The former workers, said to be 201, are set to receive over E17 million.
The court also failed to understand why the respondents failed to pay the terminal benefits because the money demanded by the applicants was actually a drop in the ocean, compared to the money received by the respondents from the sale of the shares, which amounted to E120 million, according to the judgment.
“The first to ninth respondents stand to pocket E120 million from the sale of the 10th respondent (Embiveni).
The benefits of the applicants (the former workers) are just a small fraction of what the first to ninth respondents (the former shareholders) stand to gain from the sale of the 10th respondent to Inyatsi. They will remain with a fortune even after paying each and every one of the employees their benefits, which would be seen as pocket change if you compare it to what the first to the ninth respondents remain with,” said part of the judgment.
The court further stated that it was unclear why the first to ninth respondents, after having penned down in their own voluntary agreement with Inyatsi that they would ensure compliance with Section 33 bis and the payment of terminal benefits to the applicants before the takeover and thereafter summersault and acted as if that agreement did not exist and went to court to play innocent victim.
“The court finds the conduct of the first to ninth respondents to be completely dishonest and frown on such conduct,” it stated.
This comes after the former Meat Industries shareholders sold the company to Inyatsi Group Holdings.
The former workers last month approached the court, where they sought an order ensuring that the former shareholders paid the terminal benefits, amounting to E17 268 956.90.
They also sought that the matter be dealt with urgency and also for the shareholders or their agents be stopped from distributing any sums received as proceeds of the sale of shares held by the respondents.
Further, they sought that the respondents (1-9) must comply with the provisions of section 33 bis (1) of the Employment Act of 1980 (amended).
Section 33 bis, according to the judgment, clearly states two conditions or transactions that attract the liability of the employer to pay terminal benefits.
Firstly, it is when the employer sold the business to another person or allows a takeover of a business by another person, the payment of terminal benefits is immediately activated.
Secondly, it is where the employer allows the takeover of the business by another person, the terminal benefits of the employee ought to be paid.
The workers’ contracts ended on July 31, according to a letter informing them about the sale of the shares.
The workers alleged that Jonathan Williams, who was the Managing Director of EMI and a major shareholder, had resigned from the company and was believed to be planning to relocate to overseas.
Other shareholders, who were cited as respondents in this matter, included Kjott-OG Fjorfebransjens Landsforbund, Ben Dlamini, Vincent Lukhele and Sipho Shongwe.

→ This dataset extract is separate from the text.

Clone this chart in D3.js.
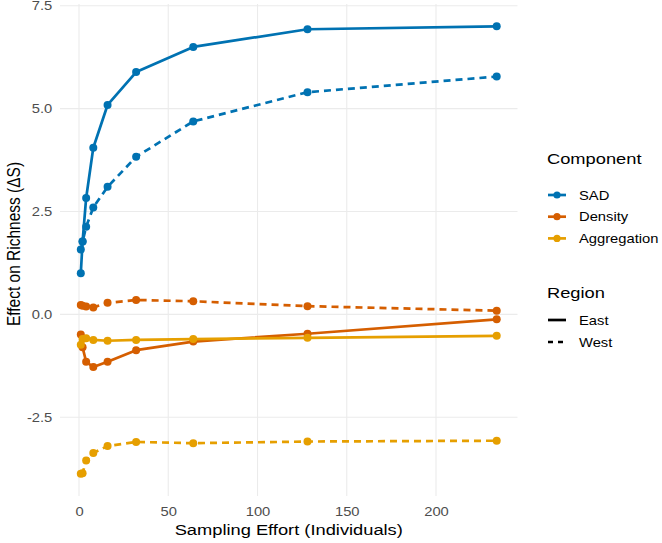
<!DOCTYPE html>
<html>
<head>
<meta charset="utf-8">
<script src="https://cdn.jsdelivr.net/npm/d3@7"></script>
<style>
	body { margin: 0; background: #fff; }
	text { font-family: "Liberation Sans", Arial, sans-serif; }
</style>
</head>
<body>
<div id="my_chart"></div>
<script>
// sampling effort (number of individuals)
var effort = [1, 2, 4, 8, 16, 32, 64, 128, 234];

var components = ['SAD', 'Density', 'Aggregation'];
var regions = ['East', 'West'];

var sadEast = [1.0, 1.77, 2.83, 4.05, 5.09, 5.89, 6.5, 6.93, 7.0];
var sadWest = [1.58, 1.77, 2.13, 2.6, 3.1, 3.83, 4.69, 5.4, 5.78];
var densityEast = [-0.49, -0.8, -1.15, -1.28, -1.15, -0.87, -0.66, -0.47, -0.12];
var densityWest = [0.23, 0.21, 0.19, 0.17, 0.28, 0.35, 0.32, 0.2, 0.09];
var aggregationEast = [-0.74, -0.6, -0.58, -0.62, -0.64, -0.62, -0.6, -0.57, -0.52];
var aggregationWest = [-3.87, -3.86, -3.55, -3.37, -3.2, -3.1, -3.13, -3.09, -3.07];

var xTicks = [0, 50, 100, 150, 200];
var yTicks = [-2.5, 0, 2.5, 5, 7.5];

(function () {

	var width = 662, height = 543;
	var sx = 1.18; // the reference text is a bit wide
	var colors = { 'SAD': '#0072B2', 'Density': '#D55E00', 'Aggregation': '#E69F00' };
	var dashes = { 'East': null, 'West': '7,5' };

	var series = [
		{ comp: 'SAD', region: 'East', values: sadEast },
		{ comp: 'SAD', region: 'West', values: sadWest },
		{ comp: 'Density', region: 'East', values: densityEast },
		{ comp: 'Density', region: 'West', values: densityWest },
		{ comp: 'Aggregation', region: 'East', values: aggregationEast },
		{ comp: 'Aggregation', region: 'West', values: aggregationWest }
	];

	// ggplot style 5% expansion on both axes
	var xMin = d3.min(effort), xMax = d3.max(effort);
	var xPad = (xMax - xMin) * 0.05;
	var all = d3.merge(series.map(function (s) { return s.values; }));
	var yMin = d3.min(all), yMax = d3.max(all);
	var yPad = (yMax - yMin) * 0.05;

	var x = d3.scaleLinear().domain([xMin - xPad, xMax + xPad]).range([60, 517.5]);
	var y = d3.scaleLinear().domain([yMin - yPad, yMax + yPad]).range([496, 4]);

	var svg = d3.select('#my_chart').append('svg')
		.attr('width', width)
		.attr('height', height);

	var addText = function (g, tx, ty, txt, size, anchor) {
		return g.append('text')
			.attr('transform', 'translate(' + tx + ',' + ty + ') scale(' + sx + ',1)')
			.attr('text-anchor', anchor || 'start')
			.style('font-size', size + 'px')
			.text(txt);
	}

	// grid
	svg.append('g').selectAll('line').data(xTicks).enter()
		.append('line')
		.attr('x1', function (d) { return x(d); })
		.attr('x2', function (d) { return x(d); })
		.attr('y1', y.range()[0])
		.attr('y2', y.range()[1])
		.attr('stroke', '#ebebeb')
		.attr('stroke-width', 1.1);

	svg.append('g').selectAll('line').data(yTicks).enter()
		.append('line')
		.attr('x1', x.range()[0])
		.attr('x2', x.range()[1])
		.attr('y1', function (d) { return y(d); })
		.attr('y2', function (d) { return y(d); })
		.attr('stroke', '#ebebeb')
		.attr('stroke-width', 1.1);

	// axes (text only, like theme_minimal)
	var xAxis = svg.append('g')
		.attr('transform', 'translate(0,' + (y.range()[0] + 2) + ')')
		.call(d3.axisBottom(x).tickValues(xTicks).tickSize(0).tickPadding(9)
			.tickFormat(function (d) { return String(d); }));
	var yAxis = svg.append('g')
		.attr('transform', 'translate(' + (x.range()[0] - 3) + ',0)')
		.call(d3.axisLeft(y).tickValues(yTicks).tickSize(0).tickPadding(4)
			.tickFormat(function (d) { return d.toFixed(1); }));

	[xAxis, yAxis].forEach(function (a) {
		a.select('.domain').remove();
		a.selectAll('text')
			.attr('fill', '#4d4d4d')
			.attr('transform', 'scale(' + sx + ',1)')
			.style('font-size', '12.5px')
			.style('font-family', '"Liberation Sans", Arial, sans-serif');
	});

	addText(svg, (x.range()[0] + x.range()[1]) / 2, 535, 'Sampling Effort (Individuals)', 15.5, 'middle');

	svg.append('text')
		.attr('transform', 'translate(20,244) scale(' + sx + ',1) rotate(-90)')
		.attr('text-anchor', 'middle')
		.style('font-size', '15.5px')
		.text('Effect on Richness (\u0394S)');

	// lines and points
	var line = d3.line()
		.x(function (d, i) { return x(effort[i]); })
		.y(function (d) { return y(d); });

	var groups = svg.append('g').selectAll('g').data(series).enter().append('g');

	groups.append('path')
		.attr('d', function (s) { return line(s.values); })
		.attr('fill', 'none')
		.attr('stroke', function (s) { return colors[s.comp]; })
		.attr('stroke-width', 2.7)
		.attr('stroke-linejoin', 'round')
		.attr('stroke-dasharray', function (s) { return dashes[s.region]; });

	groups.selectAll('circle').data(function (s) {
		return s.values.map(function (v, i) { return { x: effort[i], y: v, comp: s.comp }; });
	}).enter()
		.append('circle')
		.attr('cx', function (d) { return x(d.x); })
		.attr('cy', function (d) { return y(d.y); })
		.attr('r', 4)
		.attr('fill', function (d) { return colors[d.comp]; });

	// legends
	var leg = svg.append('g').attr('transform', 'translate(547,0)');

	addText(leg, 0, 164, 'Component', 15.5);

	var compItems = leg.selectAll('.comp').data(components).enter()
		.append('g')
		.attr('transform', function (d, i) { return 'translate(0,' + (195 + i * 21.7) + ')'; });
	compItems.append('line')
		.attr('x1', 1).attr('x2', 19).attr('y1', 0).attr('y2', 0)
		.attr('stroke', function (d) { return colors[d]; })
		.attr('stroke-width', 2.7);
	compItems.append('circle')
		.attr('cx', 10).attr('cy', 0).attr('r', 3.6)
		.attr('fill', function (d) { return colors[d]; });
	compItems.each(function (d) { addText(d3.select(this), 32, 4.5, d, 12.5); });

	addText(leg, 0, 298, 'Region', 15.5);

	var regItems = leg.selectAll('.reg').data(regions).enter()
		.append('g')
		.attr('transform', function (d, i) { return 'translate(0,' + (320 + i * 22) + ')'; });
	regItems.append('line')
		.attr('x1', 1).attr('x2', 19).attr('y1', 0).attr('y2', 0)
		.attr('stroke', '#000')
		.attr('stroke-width', 2.7)
		.attr('stroke-dasharray', function (d) { return d === 'West' ? '5,5' : null; });
	regItems.each(function (d) { addText(d3.select(this), 32, 4.5, d, 12.5); });

})();
</script>
</body>
</html>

Others are Richard Dlamini, Muntu Dlamini, Howe Investments (Pty) Ltd, and TWK Agriculture.
The applicants were the former workers, who were led by Mduduzi Shongwe.
In its judgment, the court found that indeed, the workers were supposed to be given their terminal benefits, according to Section 33 bis of the Employment Act of 1980.
The court also found out that there was a sale and takeover of all shares and assets in Embiveni by Inyatsi Group Holdings (Pty) Ltd, which indeed triggered the operation of Section 33 bis of the Employment Act of 1980.
The Industrial Court further found that the respondents had undertaken to comply with Section 33 bis of the Employment Act of 1980 before the takeover of Embiveni by Inyatsi Group Holdings.
According to the court, the respondents failed to ensure the compliance with the legislation.
Consequently, the respondents were ordered to pay all the applicants their terminal benefits in compliance with Section 33 bis of the Employment Act of 1980 within 30 days after the issuing of the judgment.
The respondents were also ordered to pay costs of this application on an attorney and own client scale.